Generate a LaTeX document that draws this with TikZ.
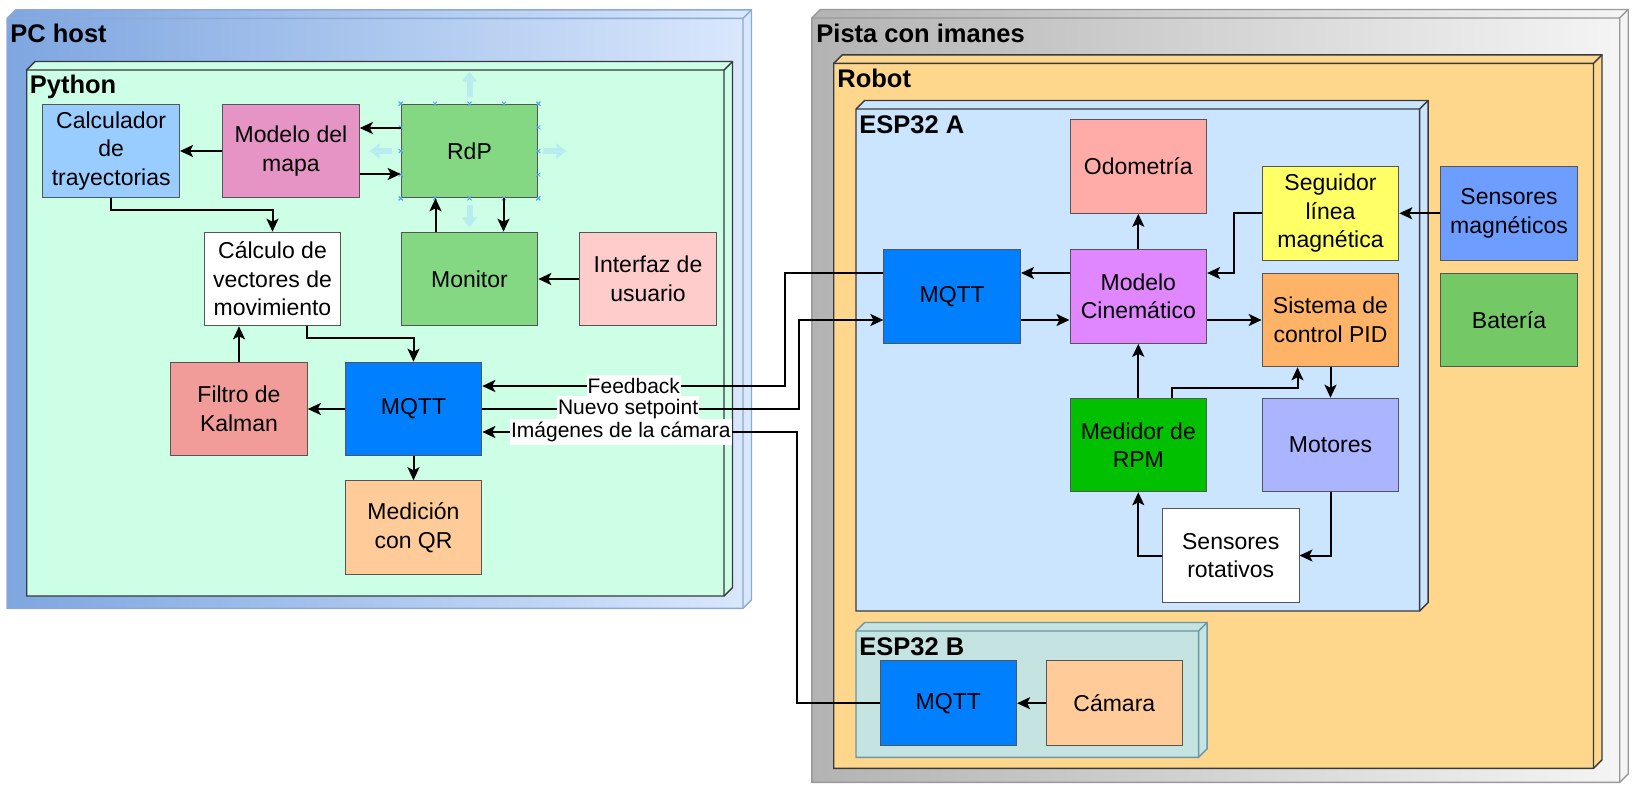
\documentclass[tikz,border=0pt]{standalone}
\usepackage{fontspec}
\setmainfont{Liberation Sans}
\usetikzlibrary{calc,positioning,arrows.meta}

\definecolor{pcleft}{HTML}{7EA6E0}
\definecolor{pcright}{HTML}{DAE8FC}
\definecolor{pcline}{HTML}{8DA9D6}
\definecolor{pyfill}{HTML}{CCFFE6}
\definecolor{darkline}{HTML}{36393D}
\definecolor{pistaleft}{HTML}{B3B3B3}
\definecolor{pistaright}{HTML}{F5F5F5}
\definecolor{grayline}{HTML}{999999}
\definecolor{robotfill}{HTML}{FFD78C}
\definecolor{espafill}{HTML}{CCE5FF}
\definecolor{espbfill}{HTML}{C4E3E1}
\definecolor{espbline}{HTML}{6A96A6}
\definecolor{boxline}{HTML}{555555}
\definecolor{calcfill}{HTML}{99CCFF}
\definecolor{mapfill}{HTML}{E694C6}
\definecolor{rdpfill}{HTML}{84D884}
\definecolor{uifill}{HTML}{FFCCCC}
\definecolor{kalfill}{HTML}{F19C99}
\definecolor{mqttfill}{HTML}{007FFF}
\definecolor{qrfill}{HTML}{FFCC99}
\definecolor{odofill}{HTML}{FFACA8}
\definecolor{segfill}{HTML}{FFFF66}
\definecolor{smagfill}{HTML}{6D9EFF}
\definecolor{cinefill}{HTML}{E086FF}
\definecolor{pidfill}{HTML}{FFB366}
\definecolor{batfill}{HTML}{74C966}
\definecolor{rpmfill}{HTML}{00C000}
\definecolor{motfill}{HTML}{AAB4FF}
\definecolor{hintcyan}{HTML}{B8ECEE}
\definecolor{handlecol}{HTML}{4FA8DC}

\tikzset{
  box/.style={draw=boxline, line width=0.5pt, minimum width=68.3pt, minimum height=46.8pt,
    align=center, inner sep=0pt, font=\fontsize{11.5}{14.25}\selectfont},
  conn/.style={line width=1pt, -{Stealth[length=6.5pt,width=6pt,inset=1.5pt]}},
  lbl/.style={fill=white, inner xsep=0.5pt, inner ysep=1.5pt, font=\fontsize{10.5}{12}\selectfont},
  title/.style={anchor=base west, inner sep=0pt, font=\bfseries\fontsize{12.75}{15}\selectfont},
  frame/.style={line width=0.7pt, line join=miter},
  hint/.style={line width=3pt, draw=hintcyan, -{Triangle[length=5pt,width=7.5pt]}},
  handle/.style={line width=0.4pt, draw=handlecol},
}

% 3D container: front face corners, fill options, line colour
\newcommand{\container}[6]{%
  \draw[frame, draw=#6, #5] (#1,#2) -- ++(8.5,-8.5) -- (#3+8.5,#2-8.5) -- (#3+8.5,#4-8.5)
    -- (#3,#4) -- (#1,#4) -- cycle;
  \draw[frame, draw=#6] (#1,#2) -- (#3,#2) -- (#3,#4) (#3,#2) -- ++(8.5,-8.5);
}

\begin{document}
\begin{tikzpicture}[x=0.5pt,y=-0.5pt]
  \useasboundingbox (0,0) rectangle (1639,794);

  % PC host
  \container{7}{18.3}{743}{608.3}{left color=pcleft,right color=pcright}{pcline}
  \node[title] (pclbl) at (10,42.7) {PC host};

  % Python
  \container{26.7}{70}{724}{596}{fill=pyfill}{darkline}
  \node[title] (pylbl) at (29.5,93) {Python};

  % Pista con imanes
  \container{811.8}{18}{1619.7}{782.3}{left color=pistaleft,right color=pistaright}{grayline}
  \node[title] (pistalbl) at (816,42.7) {Pista con imanes};

  % Robot
  \container{833.7}{63.3}{1593.5}{768.3}{fill=robotfill}{darkline}
  \node[title] (robotlbl) at (837,87) {Robot};

  % ESP32 A
  \container{856}{109}{1419.6}{611}{fill=espafill}{darkline}
  \node[title] (espalbl) at (859,133) {ESP32 A};

  % ESP32 B
  \container{856}{631}{1198.6}{757.3}{fill=espbfill}{espbline}
  \node[title] (espblbl) at (859,655) {ESP32 B};

  % Blocks of Python
  \node[box, fill=calcfill] (calc) at (111.2,151) {Calculador\\de\\trayectorias};
  \node[box, fill=mapfill] (mapa) at (291,151) {Modelo del\\mapa};
  \node[box, fill=rdpfill] (rdp) at (469.5,151) {RdP};
  \node[box, fill=white] (vect) at (272.5,279) {Cálculo de\\vectores de\\movimiento};
  \node[box, fill=rdpfill] (monitor) at (469.5,279) {Monitor};
  \node[box, fill=uifill] (ui) at (648,279) {Interfaz de\\usuario};
  \node[box, fill=kalfill] (kalman) at (239,409) {Filtro de\\Kalman};
  \node[box, fill=mqttfill] (pmqtt) at (413.5,409) {MQTT};
  \node[box, fill=qrfill] (qr) at (413.5,527.5) {Medición\\con QR};

  % Blocks of the robot
  \node[box, fill=odofill] (odo) at (1138.3,166.5) {Odometría};
  \node[box, fill=segfill] (seg) at (1330.5,213.3) {Seguidor\\línea\\magnética};
  \node[box, fill=smagfill] (smag) at (1509,213.3) {Sensores\\magnéticos};
  \node[box, fill=mqttfill] (rmqtt) at (952.2,296.5) {MQTT};
  \node[box, fill=cinefill] (cine) at (1138.3,296.5) {Modelo\\Cinemático};
  \node[box, fill=pidfill] (pid) at (1330.5,320) {Sistema de\\control PID};
  \node[box, fill=batfill] (bat) at (1509,320) {Batería};
  \node[box, fill=rpmfill] (rpm) at (1138.3,445) {Medidor de\\RPM};
  \node[box, fill=motfill] (mot) at (1330.5,445) {Motores};
  \node[box, fill=white] (srot) at (1230.7,555.5) {Sensores\\rotativos};
  \node[box, fill=mqttfill, minimum height=42.5pt] (bmqtt) at (948.3,703.2) {MQTT};
  \node[box, fill=qrfill, minimum height=42.5pt] (cam) at (1114.3,703.2) {Cámara};

  % Hover hints round RdP
  \draw[hint] ($(rdp.north)+(0,-7)$) -- ++(0,-25);
  \draw[hint] ($(rdp.south)+(0,7)$) -- ++(0,22);
  \draw[hint] ($(rdp.west)+(-9,0)$) -- ++(-22,0);
  \draw[hint] ($(rdp.east)+(5,0)$) -- ++(23,0);
  \foreach \f in {0,0.25,0.5,0.75,1} {
    \draw[handle] ($(rdp.north west)!\f!(rdp.north east)$) +(-2,-2) -- +(2,2) +(-2,2) -- +(2,-2);
    \draw[handle] ($(rdp.south west)!\f!(rdp.south east)$) +(-2,-2) -- +(2,2) +(-2,2) -- +(2,-2);
    \draw[handle] ($(rdp.north west)!\f!(rdp.south west)$) +(-2,-2) -- +(2,2) +(-2,2) -- +(2,-2);
    \draw[handle] ($(rdp.north east)!\f!(rdp.south east)$) +(-2,-2) -- +(2,2) +(-2,2) -- +(2,-2);
  }

  % Arrows in Python
  \draw[conn] (mapa.west) -- (calc.east);
  \draw[conn] ($(rdp.west)+(0,-23)$) -- ($(mapa.east)+(0,-23)$);
  \draw[conn] ($(mapa.east)+(0,23)$) -- ($(rdp.west)+(0,23)$);
  \draw[conn] (calc.south) -- ++(0,12) -| (vect.north);
  \draw[conn] ($(monitor.north)+(-34,0)$) -- ($(rdp.south)+(-34,0)$);
  \draw[conn] ($(rdp.south)+(34,0)$) -- ($(monitor.north)+(34,0)$);
  \draw[conn] (ui.west) -- (monitor.east);
  \draw[conn] (kalman.north) -- (kalman.north |- vect.south);
  \draw[conn] ($(vect.south)+(34,0)$) -- ++(0,12) -| (pmqtt.north);
  \draw[conn] (pmqtt.west) -- (kalman.east);
  \draw[conn] (pmqtt.south) -- (qr.north);

  % Arrows in the robot
  \draw[conn] (cine.north) -- (odo.south);
  \draw[conn] ($(cine.west)+(0,-23.5)$) -- ($(rmqtt.east)+(0,-23.5)$);
  \draw[conn] ($(rmqtt.east)+(0,23.5)$) -- ($(cine.west)+(0,23.5)$);
  \draw[conn] (seg.west) -- ++(-27.8,0) |- ($(cine.east)+(0,-23.5)$);
  \draw[conn] (smag.west) -- (seg.east);
  \draw[conn] ($(cine.east)+(0,23.5)$) -- (pid.west);
  \draw[conn] (rpm.north) -- (cine.south);
  \draw[conn] ($(rpm.north)+(33.5,0)$) -- ++(0,-10) -| ($(pid.south)+(-33,0)$);
  \draw[conn] (pid.south) -- (mot.north);
  \draw[conn] (mot.south) |- (srot.east);
  \draw[conn] (srot.west) -| (rpm.south);
  \draw[conn] (cam.west) -- (bmqtt.east);

  % Messages between PC and robot
  \draw[conn] ($(rmqtt.west)+(0,-23.5)$) -- ++(-98,0) |- ($(pmqtt.east)+(0,-23)$)
    node[lbl, pos=0.75] {Feedback};
  \draw[conn] (pmqtt.east) -- ++(317,0) node[lbl, pos=0.46] {Nuevo setpoint}
    |- ($(rmqtt.west)+(0,23.5)$);
  \draw[conn] (bmqtt.west) -- ++(-82.4,0) |- ($(pmqtt.east)+(0,23)$)
    node[lbl, pos=0.78] {Imágenes de la cámara};

\end{tikzpicture}
\end{document}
= = = = =
What is needed
Without the pictures, please reproduce each line of the listing above exactly, from the first one through the line bearing "(0,0) rectangle (1639,794);".

Output below
Generate a LaTeX document that draws this with TikZ.
\documentclass[tikz,border=0pt]{standalone}
\usepackage{fontspec}
\setmainfont{Liberation Sans}
\usetikzlibrary{calc,positioning,arrows.meta}

\definecolor{pcleft}{HTML}{7EA6E0}
\definecolor{pcright}{HTML}{DAE8FC}
\definecolor{pcline}{HTML}{8DA9D6}
\definecolor{pyfill}{HTML}{CCFFE6}
\definecolor{darkline}{HTML}{36393D}
\definecolor{pistaleft}{HTML}{B3B3B3}
\definecolor{pistaright}{HTML}{F5F5F5}
\definecolor{grayline}{HTML}{999999}
\definecolor{robotfill}{HTML}{FFD78C}
\definecolor{espafill}{HTML}{CCE5FF}
\definecolor{espbfill}{HTML}{C4E3E1}
\definecolor{espbline}{HTML}{6A96A6}
\definecolor{boxline}{HTML}{555555}
\definecolor{calcfill}{HTML}{99CCFF}
\definecolor{mapfill}{HTML}{E694C6}
\definecolor{rdpfill}{HTML}{84D884}
\definecolor{uifill}{HTML}{FFCCCC}
\definecolor{kalfill}{HTML}{F19C99}
\definecolor{mqttfill}{HTML}{007FFF}
\definecolor{qrfill}{HTML}{FFCC99}
\definecolor{odofill}{HTML}{FFACA8}
\definecolor{segfill}{HTML}{FFFF66}
\definecolor{smagfill}{HTML}{6D9EFF}
\definecolor{cinefill}{HTML}{E086FF}
\definecolor{pidfill}{HTML}{FFB366}
\definecolor{batfill}{HTML}{74C966}
\definecolor{rpmfill}{HTML}{00C000}
\definecolor{motfill}{HTML}{AAB4FF}
\definecolor{hintcyan}{HTML}{B8ECEE}
\definecolor{handlecol}{HTML}{4FA8DC}

\tikzset{
  box/.style={draw=boxline, line width=0.5pt, minimum width=68.3pt, minimum height=46.8pt,
    align=center, inner sep=0pt, font=\fontsize{11.5}{14.25}\selectfont},
  conn/.style={line width=1pt, -{Stealth[length=6.5pt,width=6pt,inset=1.5pt]}},
  lbl/.style={fill=white, inner xsep=0.5pt, inner ysep=1.5pt, font=\fontsize{10.5}{12}\selectfont},
  title/.style={anchor=base west, inner sep=0pt, font=\bfseries\fontsize{12.75}{15}\selectfont},
  frame/.style={line width=0.7pt, line join=miter},
  hint/.style={line width=3pt, draw=hintcyan, -{Triangle[length=5pt,width=7.5pt]}},
  handle/.style={line width=0.4pt, draw=handlecol},
}

% 3D container: front face corners, fill options, line colour
\newcommand{\container}[6]{%
  \draw[frame, draw=#6, #5] (#1,#2) -- ++(8.5,-8.5) -- (#3+8.5,#2-8.5) -- (#3+8.5,#4-8.5)
    -- (#3,#4) -- (#1,#4) -- cycle;
  \draw[frame, draw=#6] (#1,#2) -- (#3,#2) -- (#3,#4) (#3,#2) -- ++(8.5,-8.5);
}

\begin{document}
\begin{tikzpicture}[x=0.5pt,y=-0.5pt]
  \useasboundingbox (0,0) rectangle (1639,794);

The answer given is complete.